Syria conflict in stalemate, neither side strong enough to win: Deputy PM

Syria conflict in stalemate, neither side strong enough to win: Deputy PM

PanARMENIAN.Net - The Syrian conflict has reached a stalemate and President Bashar al-Assad's government will call for a ceasefire at a long-delayed conference in Geneva on the state's future, the country's deputy prime minister has said in an interview with the Guardian, the news agency reported.

Qadri Jamil said that neither side was strong enough to win the conflict, which has lasted two years and caused the death of more than 100,000 people.

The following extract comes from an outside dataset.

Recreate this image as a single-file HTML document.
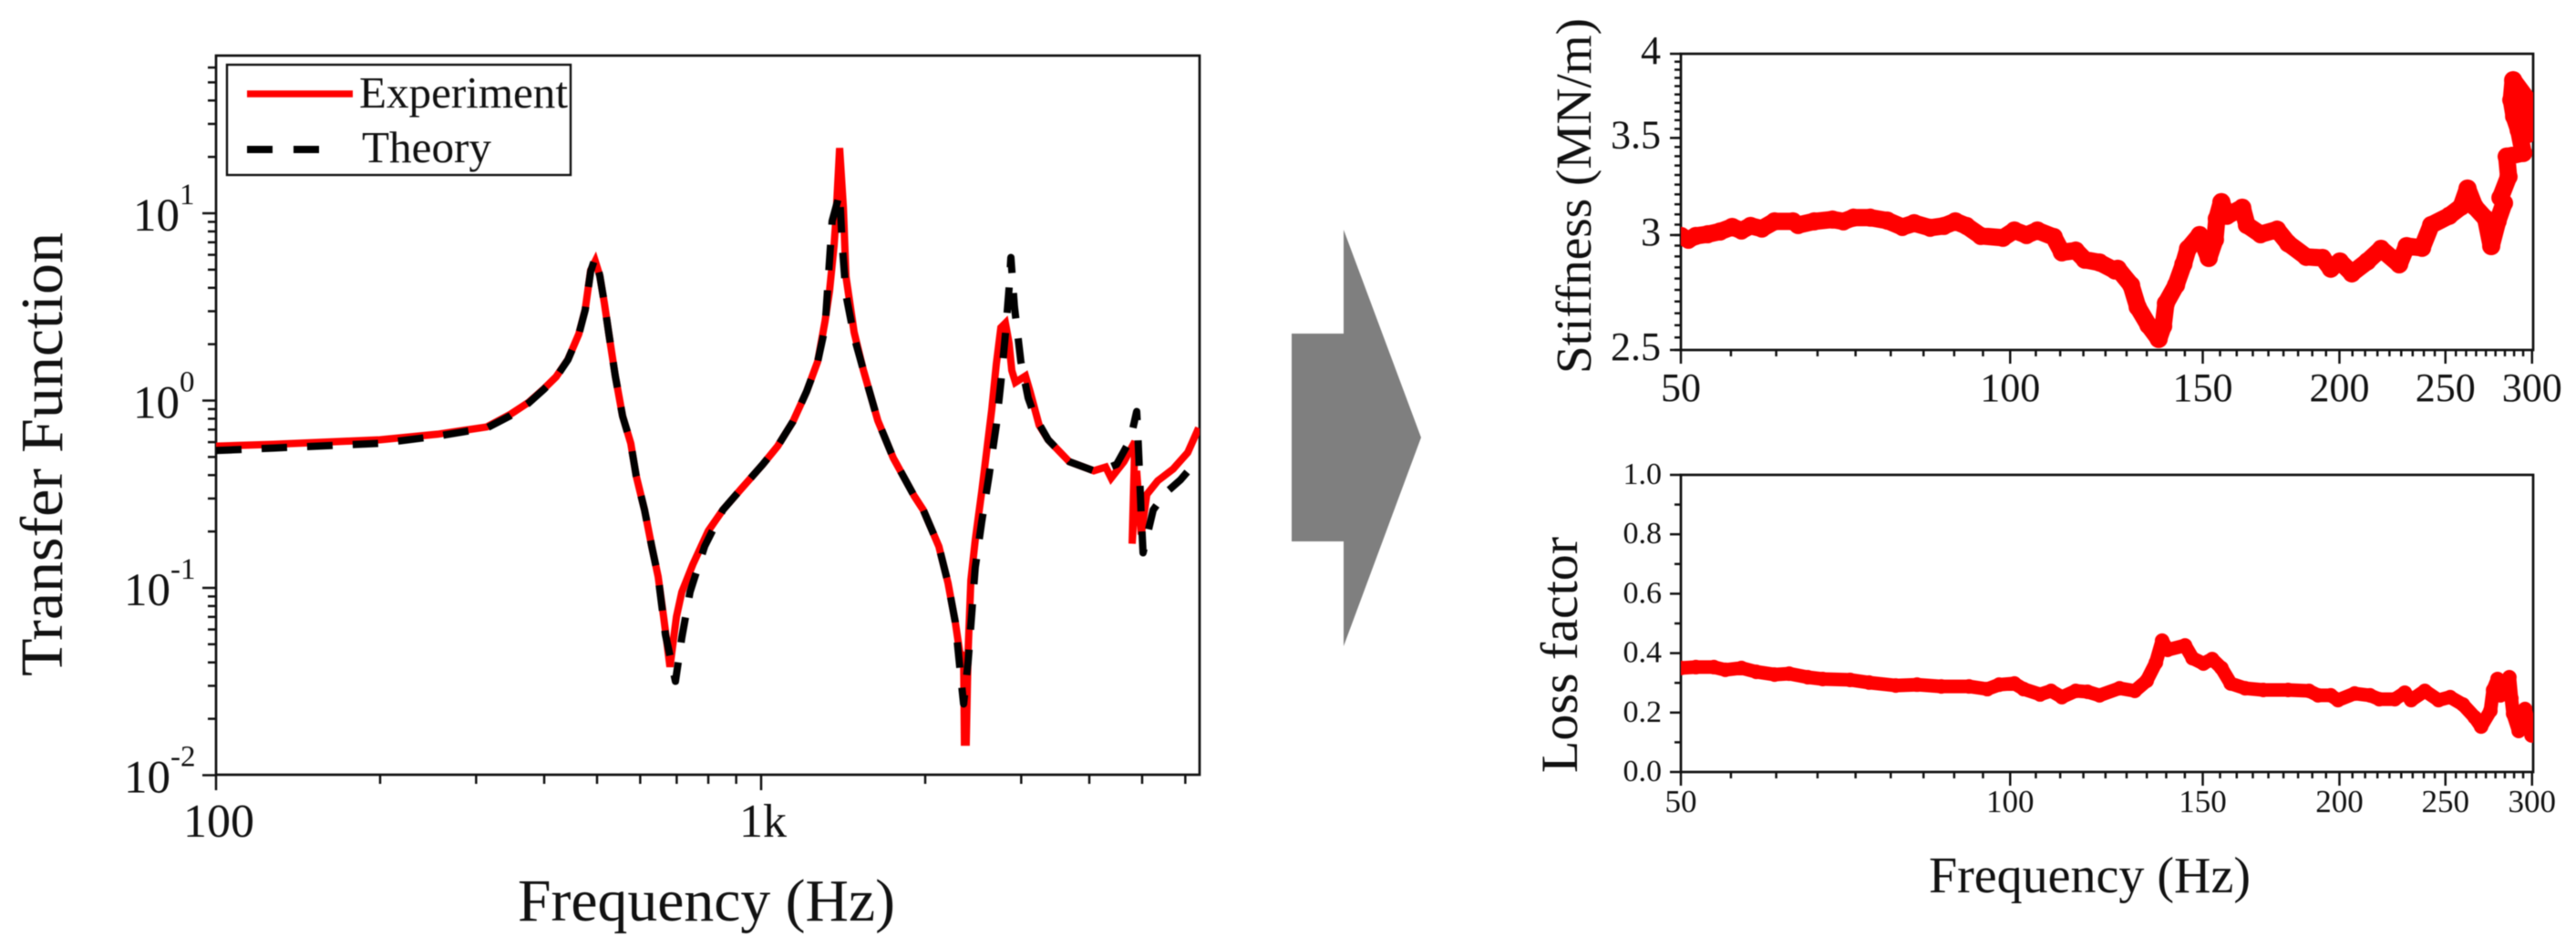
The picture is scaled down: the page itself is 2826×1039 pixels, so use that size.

Jamil, who is in charge of country's finances, also said that the Syrian economy had suffered catastrophic losses.

"Neither the armed opposition nor the regime is capable of defeating the other side," he said. "This zero balance of forces will not change for a while."

Meanwhile, he said, the Syrian economy had lost about $100bn (£62bn), equivalent to two years of normal production, during the war.

If accepted by the armed opposition, a ceasefire would have to be kept "under international observation", which could be provided by monitors or UN peace-keepers – as long as they came from neutral or friendly countries, he said.

Asked what proposals his government would make at Geneva, he said: "An end to external intervention, a ceasefire and the launching of a peaceful political process in a way that the Syrian people can enjoy self-determination without outside intervention and in a democratic way."

Although both Moscow and the Obama administration seem committed to convening Geneva Two, a major split has emerged between Russia and the US over who should take part. The US has been urging the Syrian National Coalition, the western-backed rebel group, to drop its boycott but wants the SNC to be the only opposition delegation.

"The paradox now is that the US is trying to give the SNC the leading role. We're fed up with this monopolistic view," Jamil said.

Jamil's comments on why he joined the cabinet were those of his party, but his other comments in the hour-long interview represented the government's position, he said.

He repeatedly stressed Syria was changing but it needed support rather than pressure. "Let nobody have any fear that the regime in its present form will continue. For all practical purposes the regime in its previous form has ended. In order to realise our progressive reforms we need the west and all those who are involved in Syria to get off our shoulders," he said.

Jamil said that last week's UN report on the 21 August chemical weapons attack which killed more than 1,000 people was "not thoroughly objective".

He said Russia had produced evidence showing the rockets that were identified by the UN inspectors as carrying sarin were indeed Soviet-made. But he said they had been exported from Russia to Syria in the 1970s.

"They were loaded with chemicals by Gaddafi and exported to fundamentalists in Syria after Gaddafi fell," he said.

Russian President Vladimir Putin said on Thursday, September 19 he could not be 100 percent certain that a plan for the destruction of Syrian chemical weapons would be carried out successfully but he saw positive signs for hope, Reuters reported.

"Will we be able to accomplish it all? I cannot be 100 percent sure about it," Putin told a gathering of journalists and Russia experts. "But everything we have seen so far in recent days gives us confidence that this will happen."

Putin also said he had strong grounds to believe that an Aug 21 chemical attack in Syria was staged by opponents of Syrian President Bashar al-Assad.